--- Records provided ---
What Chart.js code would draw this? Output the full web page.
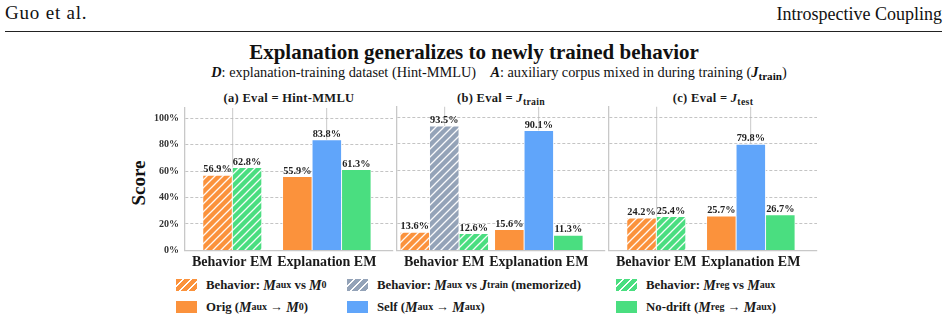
<!DOCTYPE html>
<html><head><meta charset="utf-8">
<script src="https://cdn.jsdelivr.net/npm/chart.js@4.4.1/dist/chart.umd.min.js"></script>
<style>
body{margin:0;background:#fff;}
#root{position:relative;width:948px;height:322px;overflow:hidden;font-family:"Liberation Serif","Times New Roman",serif;color:#111;}
.abs{position:absolute;white-space:nowrap;}
sub{font-size:0.78em;vertical-align:-0.3em;line-height:0;font-style:normal;}
.m{font-style:italic;font-size:1.1em;}
canvas{position:absolute;}
.ptitle{position:absolute;width:208px;text-align:center;font-weight:bold;font-size:12.5px;line-height:14px;top:91px;letter-spacing:0.3px;color:#1a1a1a;}
.leg{position:absolute;display:flex;align-items:center;font-weight:bold;font-size:12.8px;line-height:14px;color:#1a1a1a;white-space:nowrap;}
.sw{width:23px;height:14px;margin-right:8px;box-sizing:border-box;border:0.5px solid #fff;}
</style></head>
<body><div id="root">
<div class="abs" style="left:5px;top:3px;font-size:19px;line-height:20px;letter-spacing:0.8px;">Guo et al.</div>
<div class="abs" style="right:6px;top:4px;font-size:18px;line-height:20px;">Introspective Coupling</div>
<div class="abs" style="left:5px;top:31px;width:937px;height:1px;background:#222;"></div>
<div class="abs" style="left:0;width:948px;text-align:center;top:41px;font-size:21px;line-height:22px;font-weight:bold;">Explanation generalizes to newly trained behavior</div>
<div class="abs" style="left:499px;transform:translateX(-50%);top:65px;font-size:14.3px;line-height:15px;"><b><i>D</i></b>: explanation-training dataset (Hint-MMLU)&nbsp;&nbsp;&nbsp;&nbsp;<b><i>A</i></b>: auxiliary corpus mixed in during training (<b><i>J</i></b><sub><b>train</b></sub>)</div>
<div class="abs" style="left:139px;top:183px;transform:translate(-50%,-50%) rotate(-90deg);font-size:19px;font-weight:bold;line-height:20px;">Score</div>
<div class="ptitle" style="left:185px;">(a) Eval = Hint-MMLU</div>
<div class="ptitle" style="left:397px;">(b) Eval = <i>J</i><sub>train</sub></div>
<div class="ptitle" style="left:609px;">(c) Eval = <i>J</i><sub>test</sub></div>
<canvas id="c0" width="262" height="176" style="left:135px;top:96px;"></canvas>
<canvas id="c1" width="262" height="176" style="left:347px;top:96px;"></canvas>
<canvas id="c2" width="262" height="176" style="left:559px;top:96px;"></canvas>
<div class="leg" style="left:175px;top:278px;"><div class="sw" style="background:repeating-linear-gradient(135deg,#FB923C 0 4.3px,#fff 4.3px 5.66px);"></div>Behavior:&nbsp;<span class="m">M</span><sub>aux</sub>&nbsp;vs&nbsp;<span class="m">M</span><sub>0</sub></div>
<div class="leg" style="left:346px;top:278px;"><div class="sw" style="background:repeating-linear-gradient(135deg,#94A3B8 0 4.3px,#fff 4.3px 5.66px);"></div>Behavior:&nbsp;<span class="m">M</span><sub>aux</sub>&nbsp;vs&nbsp;<span class="m">J</span><sub>train</sub>&nbsp;(memorized)</div>
<div class="leg" style="left:615px;top:278px;"><div class="sw" style="background:repeating-linear-gradient(135deg,#4ADE80 0 4.3px,#fff 4.3px 5.66px);"></div>Behavior:&nbsp;<span class="m">M</span><sub>reg</sub>&nbsp;vs&nbsp;<span class="m">M</span><sub>aux</sub></div>
<div class="leg" style="left:175px;top:300px;"><div class="sw" style="background:#FB923C;"></div>Orig (<span class="m">M</span><sub>aux</sub>&nbsp;→&nbsp;<span class="m">M</span><sub>0</sub>)</div>
<div class="leg" style="left:346px;top:300px;"><div class="sw" style="background:#60A5FA;"></div>Self (<span class="m">M</span><sub>aux</sub>&nbsp;→&nbsp;<span class="m">M</span><sub>aux</sub>)</div>
<div class="leg" style="left:615px;top:300px;"><div class="sw" style="background:#4ADE80;"></div>No-drift (<span class="m">M</span><sub>reg</sub>&nbsp;→&nbsp;<span class="m">M</span><sub>aux</sub>)</div>
</div>
<script>
// ---- data ----
const categories = ['Behavior EM', 'Explanation EM'];
// values per panel: [(a) Hint-MMLU, (b) J_train, (c) J_test]
const behaviorAuxVsBase  = [56.9, 13.6, 24.2];
const behaviorAuxVsTrain = [null, 93.5, null];
const behaviorRegVsAux   = [62.8, 12.6, 25.4];
const explainOrig        = [55.9, 15.6, 25.7];
const explainSelf        = [83.8, 90.1, 79.8];
const explainNoDrift     = [61.3, 11.3, 26.7];
const yTicks = [0, 20, 40, 60, 80, 100];
const yMax = 108;

// ---- styles ----
const ORANGE = '#FB923C', SLATE = '#94A3B8', GREEN = '#4ADE80', BLUE = '#60A5FA';
const seriesDefs = [
  {values: behaviorAuxVsBase,  cat: 0, color: ORANGE, hatched: true},
  {values: behaviorAuxVsTrain, cat: 0, color: SLATE,  hatched: true},
  {values: behaviorRegVsAux,   cat: 0, color: GREEN,  hatched: true},
  {values: explainOrig,        cat: 1, color: ORANGE, hatched: false},
  {values: explainSelf,        cat: 1, color: BLUE,   hatched: false},
  {values: explainNoDrift,     cat: 1, color: GREEN,  hatched: false}
];

function hatch(ctx, color) {
  const s = 8, c = document.createElement('canvas');
  c.width = s; c.height = s;
  const g = c.getContext('2d');
  g.fillStyle = color; g.fillRect(0, 0, s, s);
  g.strokeStyle = 'rgba(255,255,255,0.95)'; g.lineWidth = 1.3;
  g.beginPath();
  g.moveTo(-1, s + 1); g.lineTo(s + 1, -1);
  g.moveTo(-1, 1); g.lineTo(1, -1);
  g.moveTo(s - 1, s + 1); g.lineTo(s + 1, s - 1);
  g.stroke();
  return ctx.createPattern(c, 'repeat');
}

const valueLabels = {
  id: 'valueLabels',
  afterDatasetsDraw(chart) {
    const ctx = chart.ctx;
    ctx.save();
    ctx.font = 'bold 10.3px "Liberation Serif"';
    ctx.fillStyle = '#222';
    ctx.textAlign = 'center';
    ctx.textBaseline = 'alphabetic';
    chart.data.datasets.forEach((ds, di) => {
      const meta = chart.getDatasetMeta(di);
      meta.data.forEach((el, i) => {
        const v = ds.data[i].y;
        if (v === null || v === undefined) return;
        ctx.fillText(v.toFixed(1) + '%', el.x, el.y - 3);
      });
    });
    ctx.restore();
  }
};

const fontFam = '"Liberation Serif", "Times New Roman", serif';

for (let p = 0; p < 3; p++) {
  const canvas = document.getElementById('c' + p);
  const ctx = canvas.getContext('2d');
  const datasets = seriesDefs.map(s => ({
    data: categories.map((_, ci) => ({x: ci, y: ci === s.cat ? s.values[p] : null})),
    backgroundColor: s.hatched ? hatch(ctx, s.color) : s.color,
    borderColor: '#ffffff',
    borderWidth: 0.8,
    barThickness: 29.5,
    skipNull: true,
    grouped: true
  }));
  new Chart(ctx, {
    type: 'bar',
    data: {datasets},
    options: {
      responsive: false,
      animation: false,
      devicePixelRatio: 1,
      layout: {padding: {top: 10.7, right: 4, bottom: 0, left: 0}},
      plugins: {legend: {display: false}, tooltip: {enabled: false}, title: {display: false}},
      scales: {
        x: {
          type: 'linear', min: -0.5, max: 1.7, offset: false,
          afterBuildTicks: s => { s.ticks = categories.map((_, i) => ({value: i})); },
          afterFit: s => { s.height = 21.7; },
          ticks: {
            callback: v => categories[v],
            autoSkip: false, maxRotation: 0, minRotation: 0, padding: 4,
            font: {family: fontFam, size: 14, weight: 'bold'}, color: '#1a1a1a'
          },
          grid: {offset: false, drawTicks: false, color: '#d2d2d2', lineWidth: 1.2},
          border: {display: true, color: '#c8c8c8', width: 1.3}
        },
        y: {
          min: 0, max: yMax,
          afterBuildTicks: s => { s.ticks = yTicks.map(v => ({value: v})); },
          afterFit: s => { s.width = 50; },
          ticks: {
            display: p === 0,
            callback: v => v + '%',
            padding: 6,
            font: {family: fontFam, size: 10, weight: 'bold'}, color: '#333'
          },
          grid: {
            drawTicks: false,
            color: c => (c.tick && c.tick.value === 0) ? 'rgba(0,0,0,0)' : '#b5b5b5',
            lineWidth: 0.8
          },
          border: {display: true, color: '#c8c8c8', width: 1.3, dash: [3, 2]}
        }
      }
    },
    plugins: [valueLabels]
  });
}
</script>
</body></html>
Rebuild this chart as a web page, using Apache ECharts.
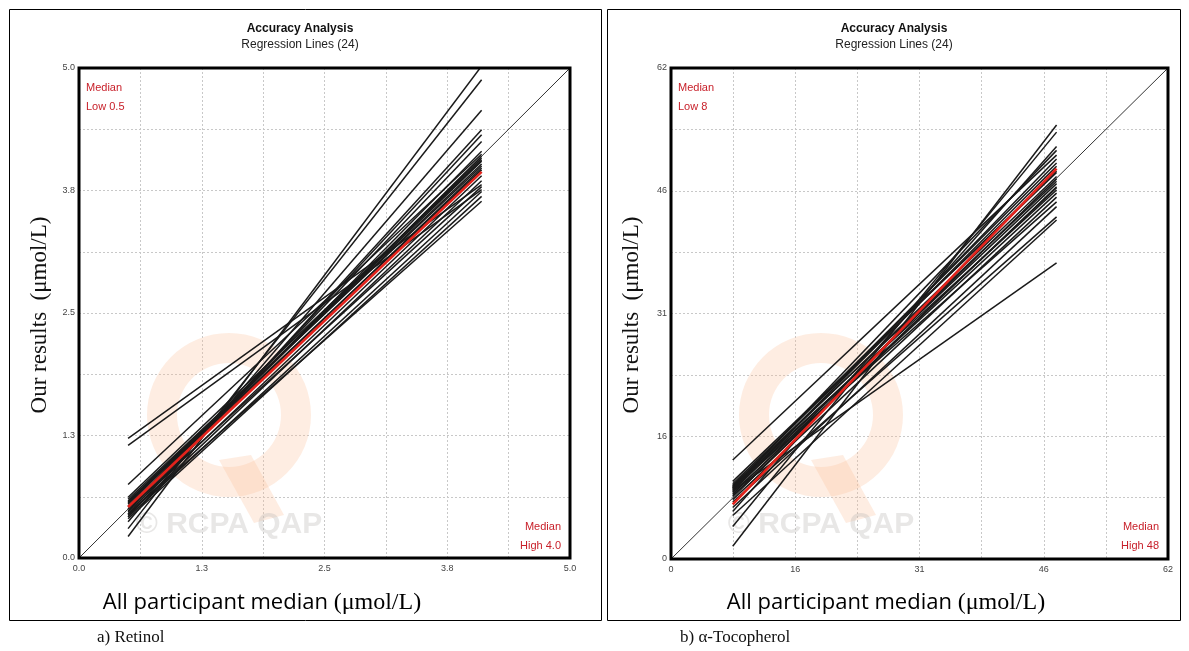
---
• _Work to complete_
Pull out every line holding "page" from the records above, and copy it.

• _Finished answer_
What Chart.js code would draw this? Output the full web page.
Rebuild this chart as a web page, using Apache ECharts.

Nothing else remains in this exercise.